▶ _Exercise description_: Only the lines between the line holding "Output the web" and the line holding "const firstYear = 2016;", both of those included, should be copied exactly; drop the pictures.

— BEGIN Records to use —

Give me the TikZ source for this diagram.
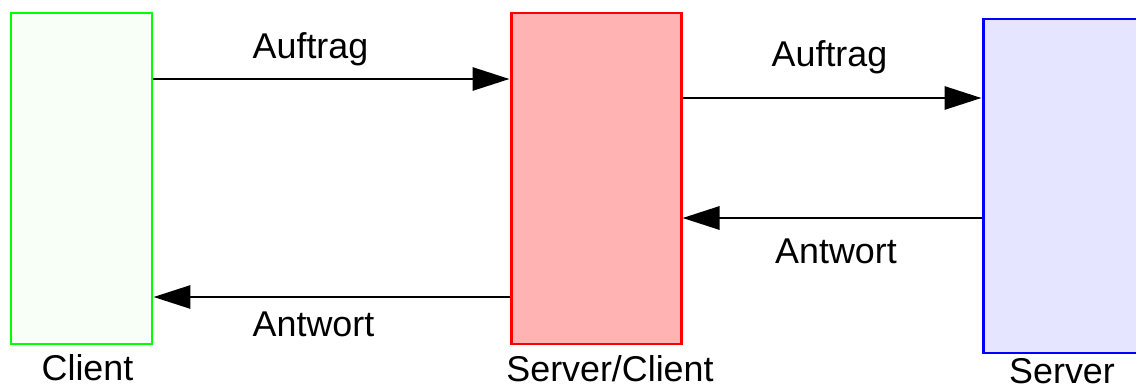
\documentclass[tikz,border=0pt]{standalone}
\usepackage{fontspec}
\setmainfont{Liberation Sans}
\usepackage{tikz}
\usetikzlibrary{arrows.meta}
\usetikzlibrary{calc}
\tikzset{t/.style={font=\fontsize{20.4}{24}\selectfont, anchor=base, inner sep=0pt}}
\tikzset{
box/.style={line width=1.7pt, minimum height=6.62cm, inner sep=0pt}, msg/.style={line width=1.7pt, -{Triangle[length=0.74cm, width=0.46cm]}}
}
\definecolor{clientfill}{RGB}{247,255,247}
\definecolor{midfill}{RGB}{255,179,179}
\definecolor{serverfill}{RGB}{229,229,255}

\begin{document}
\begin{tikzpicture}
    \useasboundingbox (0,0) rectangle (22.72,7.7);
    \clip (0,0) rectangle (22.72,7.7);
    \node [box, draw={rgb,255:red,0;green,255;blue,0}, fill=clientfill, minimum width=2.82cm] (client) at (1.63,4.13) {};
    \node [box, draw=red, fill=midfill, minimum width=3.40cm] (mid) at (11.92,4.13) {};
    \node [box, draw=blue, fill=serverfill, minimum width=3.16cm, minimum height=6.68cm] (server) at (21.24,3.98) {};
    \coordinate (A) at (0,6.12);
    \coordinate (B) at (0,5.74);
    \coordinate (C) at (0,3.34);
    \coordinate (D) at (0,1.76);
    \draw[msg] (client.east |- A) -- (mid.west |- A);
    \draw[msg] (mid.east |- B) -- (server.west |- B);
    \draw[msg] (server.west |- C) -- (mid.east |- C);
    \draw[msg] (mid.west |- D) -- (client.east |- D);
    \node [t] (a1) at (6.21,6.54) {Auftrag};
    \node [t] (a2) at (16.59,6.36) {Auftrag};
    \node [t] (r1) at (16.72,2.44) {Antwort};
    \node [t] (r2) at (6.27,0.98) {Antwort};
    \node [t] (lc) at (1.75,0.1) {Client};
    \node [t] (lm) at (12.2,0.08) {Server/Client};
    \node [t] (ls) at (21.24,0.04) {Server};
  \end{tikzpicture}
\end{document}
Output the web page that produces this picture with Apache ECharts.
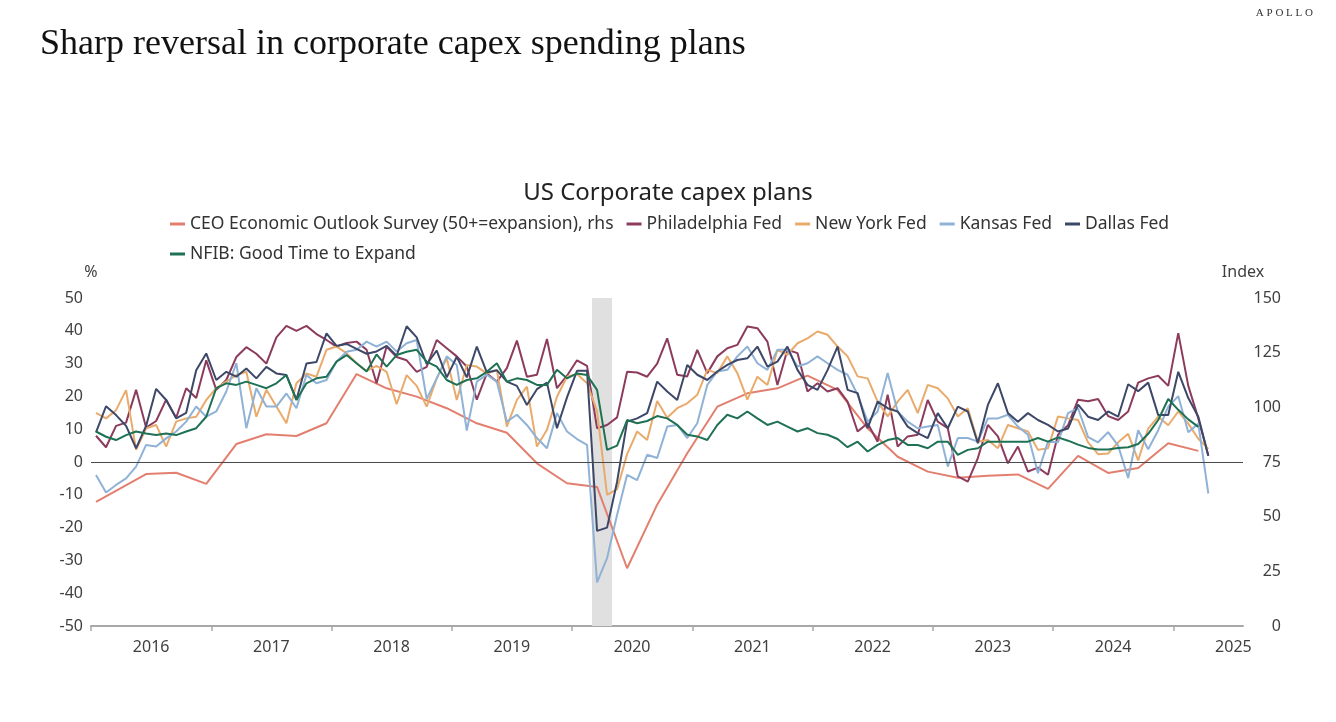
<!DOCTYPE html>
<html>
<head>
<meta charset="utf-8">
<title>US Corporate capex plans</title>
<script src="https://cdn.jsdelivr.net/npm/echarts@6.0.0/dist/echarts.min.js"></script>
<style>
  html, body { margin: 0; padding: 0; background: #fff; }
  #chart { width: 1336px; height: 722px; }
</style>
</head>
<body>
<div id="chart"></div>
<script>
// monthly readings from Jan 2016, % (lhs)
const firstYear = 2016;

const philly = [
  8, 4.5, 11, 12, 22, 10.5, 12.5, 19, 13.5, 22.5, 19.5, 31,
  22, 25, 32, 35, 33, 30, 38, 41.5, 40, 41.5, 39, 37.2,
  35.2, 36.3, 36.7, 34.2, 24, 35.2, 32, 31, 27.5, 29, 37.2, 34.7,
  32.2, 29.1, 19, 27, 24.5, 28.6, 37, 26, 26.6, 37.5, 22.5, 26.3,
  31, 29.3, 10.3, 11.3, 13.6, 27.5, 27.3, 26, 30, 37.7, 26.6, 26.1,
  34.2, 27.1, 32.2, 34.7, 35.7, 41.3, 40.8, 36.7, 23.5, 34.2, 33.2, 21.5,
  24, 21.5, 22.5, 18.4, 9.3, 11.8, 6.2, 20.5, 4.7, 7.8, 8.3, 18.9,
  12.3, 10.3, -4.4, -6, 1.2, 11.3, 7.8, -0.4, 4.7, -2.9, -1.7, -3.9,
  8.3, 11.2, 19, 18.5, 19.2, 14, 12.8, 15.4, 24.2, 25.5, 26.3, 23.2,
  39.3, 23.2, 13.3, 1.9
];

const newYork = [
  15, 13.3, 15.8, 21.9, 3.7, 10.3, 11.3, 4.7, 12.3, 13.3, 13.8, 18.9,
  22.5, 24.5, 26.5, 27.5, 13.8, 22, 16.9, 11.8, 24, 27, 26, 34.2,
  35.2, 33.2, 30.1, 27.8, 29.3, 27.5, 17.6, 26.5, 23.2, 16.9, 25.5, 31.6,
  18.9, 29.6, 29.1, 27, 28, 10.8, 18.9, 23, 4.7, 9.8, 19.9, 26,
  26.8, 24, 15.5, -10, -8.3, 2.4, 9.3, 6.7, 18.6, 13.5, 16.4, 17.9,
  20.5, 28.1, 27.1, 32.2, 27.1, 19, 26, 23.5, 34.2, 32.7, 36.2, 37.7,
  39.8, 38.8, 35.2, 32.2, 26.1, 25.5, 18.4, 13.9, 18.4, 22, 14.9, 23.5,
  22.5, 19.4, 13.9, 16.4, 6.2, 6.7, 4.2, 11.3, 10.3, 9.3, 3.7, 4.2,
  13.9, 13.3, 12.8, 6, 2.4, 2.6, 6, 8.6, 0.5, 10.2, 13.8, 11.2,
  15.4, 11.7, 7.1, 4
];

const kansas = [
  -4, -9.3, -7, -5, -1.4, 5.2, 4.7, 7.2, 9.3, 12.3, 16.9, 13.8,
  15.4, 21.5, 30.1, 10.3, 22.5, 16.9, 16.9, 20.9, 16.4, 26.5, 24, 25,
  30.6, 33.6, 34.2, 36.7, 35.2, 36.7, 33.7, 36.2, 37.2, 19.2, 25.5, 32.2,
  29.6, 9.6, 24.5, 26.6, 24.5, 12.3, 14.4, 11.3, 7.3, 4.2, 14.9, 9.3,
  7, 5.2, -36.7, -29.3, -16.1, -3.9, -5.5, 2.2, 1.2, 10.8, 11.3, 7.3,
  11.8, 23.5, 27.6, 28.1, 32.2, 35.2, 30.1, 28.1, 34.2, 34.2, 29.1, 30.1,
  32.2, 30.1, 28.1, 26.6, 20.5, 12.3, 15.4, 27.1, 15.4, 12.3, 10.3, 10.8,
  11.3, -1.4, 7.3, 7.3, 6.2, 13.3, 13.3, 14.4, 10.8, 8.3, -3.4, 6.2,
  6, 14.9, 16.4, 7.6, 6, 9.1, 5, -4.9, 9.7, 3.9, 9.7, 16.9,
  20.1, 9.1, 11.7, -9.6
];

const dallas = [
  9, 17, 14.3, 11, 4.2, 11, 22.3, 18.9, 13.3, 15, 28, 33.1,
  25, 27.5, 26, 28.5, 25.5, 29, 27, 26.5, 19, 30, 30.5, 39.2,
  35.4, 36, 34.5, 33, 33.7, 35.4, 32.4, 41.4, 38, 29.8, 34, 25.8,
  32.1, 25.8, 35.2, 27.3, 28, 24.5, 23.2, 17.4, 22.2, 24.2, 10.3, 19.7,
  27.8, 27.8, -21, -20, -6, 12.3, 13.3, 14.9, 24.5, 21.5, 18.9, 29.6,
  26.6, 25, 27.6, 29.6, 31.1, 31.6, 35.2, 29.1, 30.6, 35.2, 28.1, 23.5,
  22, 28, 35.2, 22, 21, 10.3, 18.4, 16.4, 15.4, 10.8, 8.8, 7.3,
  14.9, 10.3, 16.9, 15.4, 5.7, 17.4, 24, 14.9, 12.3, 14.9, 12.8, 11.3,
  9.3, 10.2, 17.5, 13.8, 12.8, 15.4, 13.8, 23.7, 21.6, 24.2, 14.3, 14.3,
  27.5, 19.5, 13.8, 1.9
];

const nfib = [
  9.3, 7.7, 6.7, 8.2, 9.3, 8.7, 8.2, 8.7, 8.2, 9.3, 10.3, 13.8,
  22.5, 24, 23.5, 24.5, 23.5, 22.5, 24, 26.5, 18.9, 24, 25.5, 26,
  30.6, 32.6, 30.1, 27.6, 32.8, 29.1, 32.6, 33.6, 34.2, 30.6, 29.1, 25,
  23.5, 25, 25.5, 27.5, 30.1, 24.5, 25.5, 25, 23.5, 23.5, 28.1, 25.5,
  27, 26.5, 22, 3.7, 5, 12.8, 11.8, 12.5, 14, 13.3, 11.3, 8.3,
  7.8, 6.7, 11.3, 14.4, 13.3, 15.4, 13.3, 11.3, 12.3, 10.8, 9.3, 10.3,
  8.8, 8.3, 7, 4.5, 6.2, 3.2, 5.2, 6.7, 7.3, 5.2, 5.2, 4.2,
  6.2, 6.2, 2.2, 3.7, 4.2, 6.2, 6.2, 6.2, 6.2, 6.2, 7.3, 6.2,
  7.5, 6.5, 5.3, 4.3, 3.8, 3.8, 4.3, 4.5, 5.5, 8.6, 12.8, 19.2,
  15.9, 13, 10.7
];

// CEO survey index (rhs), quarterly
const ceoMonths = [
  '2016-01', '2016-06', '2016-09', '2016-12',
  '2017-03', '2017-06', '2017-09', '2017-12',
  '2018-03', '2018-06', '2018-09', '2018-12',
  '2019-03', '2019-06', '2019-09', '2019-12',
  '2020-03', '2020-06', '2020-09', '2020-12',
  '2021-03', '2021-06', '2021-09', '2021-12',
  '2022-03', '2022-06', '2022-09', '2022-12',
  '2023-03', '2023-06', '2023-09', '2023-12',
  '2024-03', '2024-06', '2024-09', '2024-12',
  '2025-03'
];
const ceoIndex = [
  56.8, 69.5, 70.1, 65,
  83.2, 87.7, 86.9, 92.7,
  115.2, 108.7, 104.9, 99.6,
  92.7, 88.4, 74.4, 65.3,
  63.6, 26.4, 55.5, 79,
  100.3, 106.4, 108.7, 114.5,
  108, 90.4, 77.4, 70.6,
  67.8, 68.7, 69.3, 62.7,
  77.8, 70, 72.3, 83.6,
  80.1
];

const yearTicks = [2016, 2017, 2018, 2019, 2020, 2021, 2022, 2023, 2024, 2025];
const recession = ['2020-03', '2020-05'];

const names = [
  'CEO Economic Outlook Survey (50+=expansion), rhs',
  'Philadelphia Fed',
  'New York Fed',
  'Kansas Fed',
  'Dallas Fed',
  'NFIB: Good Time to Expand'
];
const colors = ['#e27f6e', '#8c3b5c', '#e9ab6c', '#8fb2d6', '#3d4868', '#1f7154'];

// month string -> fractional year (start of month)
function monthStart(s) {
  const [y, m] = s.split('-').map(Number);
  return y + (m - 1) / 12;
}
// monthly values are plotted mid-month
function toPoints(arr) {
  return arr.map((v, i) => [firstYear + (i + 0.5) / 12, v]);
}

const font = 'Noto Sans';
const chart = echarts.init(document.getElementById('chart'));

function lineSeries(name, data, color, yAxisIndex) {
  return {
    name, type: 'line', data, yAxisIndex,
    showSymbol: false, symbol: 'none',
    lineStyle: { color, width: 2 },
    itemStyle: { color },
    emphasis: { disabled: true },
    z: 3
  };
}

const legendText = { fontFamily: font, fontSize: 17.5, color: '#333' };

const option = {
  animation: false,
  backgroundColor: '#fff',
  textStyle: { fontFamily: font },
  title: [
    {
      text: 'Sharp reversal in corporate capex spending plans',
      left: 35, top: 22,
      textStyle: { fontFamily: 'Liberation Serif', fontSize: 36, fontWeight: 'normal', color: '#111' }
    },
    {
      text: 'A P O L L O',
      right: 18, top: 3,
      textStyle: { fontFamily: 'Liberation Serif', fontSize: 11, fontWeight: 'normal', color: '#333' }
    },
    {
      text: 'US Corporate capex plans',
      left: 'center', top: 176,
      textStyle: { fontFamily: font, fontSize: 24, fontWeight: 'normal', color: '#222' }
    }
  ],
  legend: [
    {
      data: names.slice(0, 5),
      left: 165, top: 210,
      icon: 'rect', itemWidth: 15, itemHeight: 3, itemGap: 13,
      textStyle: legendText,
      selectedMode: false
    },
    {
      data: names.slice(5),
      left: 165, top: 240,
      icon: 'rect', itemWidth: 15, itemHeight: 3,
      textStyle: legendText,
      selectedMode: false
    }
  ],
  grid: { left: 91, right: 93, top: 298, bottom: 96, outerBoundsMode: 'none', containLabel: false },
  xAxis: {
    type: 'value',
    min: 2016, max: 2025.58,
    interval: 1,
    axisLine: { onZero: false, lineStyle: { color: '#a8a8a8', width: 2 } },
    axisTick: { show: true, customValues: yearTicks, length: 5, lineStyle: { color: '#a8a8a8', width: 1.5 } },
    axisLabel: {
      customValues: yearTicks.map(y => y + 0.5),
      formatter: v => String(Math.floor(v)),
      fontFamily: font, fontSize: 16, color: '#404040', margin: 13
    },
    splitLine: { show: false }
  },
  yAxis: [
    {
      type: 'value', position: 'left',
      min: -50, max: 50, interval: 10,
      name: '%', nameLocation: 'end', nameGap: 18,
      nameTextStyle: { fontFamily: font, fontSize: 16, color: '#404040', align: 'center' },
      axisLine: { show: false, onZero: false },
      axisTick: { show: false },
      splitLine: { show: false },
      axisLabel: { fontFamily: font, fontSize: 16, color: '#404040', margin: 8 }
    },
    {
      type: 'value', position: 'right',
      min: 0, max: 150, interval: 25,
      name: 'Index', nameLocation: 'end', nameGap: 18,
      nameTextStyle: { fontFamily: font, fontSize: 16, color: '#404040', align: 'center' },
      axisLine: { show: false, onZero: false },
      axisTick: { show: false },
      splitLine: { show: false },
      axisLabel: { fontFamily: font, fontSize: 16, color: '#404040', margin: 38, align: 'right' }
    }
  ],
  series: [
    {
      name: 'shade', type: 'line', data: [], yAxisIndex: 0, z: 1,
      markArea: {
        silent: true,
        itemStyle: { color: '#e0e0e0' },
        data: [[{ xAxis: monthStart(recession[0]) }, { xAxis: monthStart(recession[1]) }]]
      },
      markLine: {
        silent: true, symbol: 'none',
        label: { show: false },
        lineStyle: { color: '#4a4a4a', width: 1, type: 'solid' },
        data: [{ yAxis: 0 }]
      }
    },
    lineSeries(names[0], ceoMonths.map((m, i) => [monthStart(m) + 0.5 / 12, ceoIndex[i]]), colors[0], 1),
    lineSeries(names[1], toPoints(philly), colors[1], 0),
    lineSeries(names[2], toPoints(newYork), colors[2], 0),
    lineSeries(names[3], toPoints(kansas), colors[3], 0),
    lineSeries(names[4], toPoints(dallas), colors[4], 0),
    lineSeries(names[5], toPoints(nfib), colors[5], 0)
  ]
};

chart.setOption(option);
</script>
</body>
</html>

— END Records to use —

▶ _Written reply_:
Output the web page that produces this picture with Apache ECharts.
<!DOCTYPE html>
<html>
<head>
<meta charset="utf-8">
<title>US Corporate capex plans</title>
<script src="https://cdn.jsdelivr.net/npm/echarts@6.0.0/dist/echarts.min.js"></script>
<style>
  html, body { margin: 0; padding: 0; background: #fff; }
  #chart { width: 1336px; height: 722px; }
</style>
</head>
<body>
<div id="chart"></div>
<script>
// monthly readings from Jan 2016, % (lhs)
const firstYear = 2016;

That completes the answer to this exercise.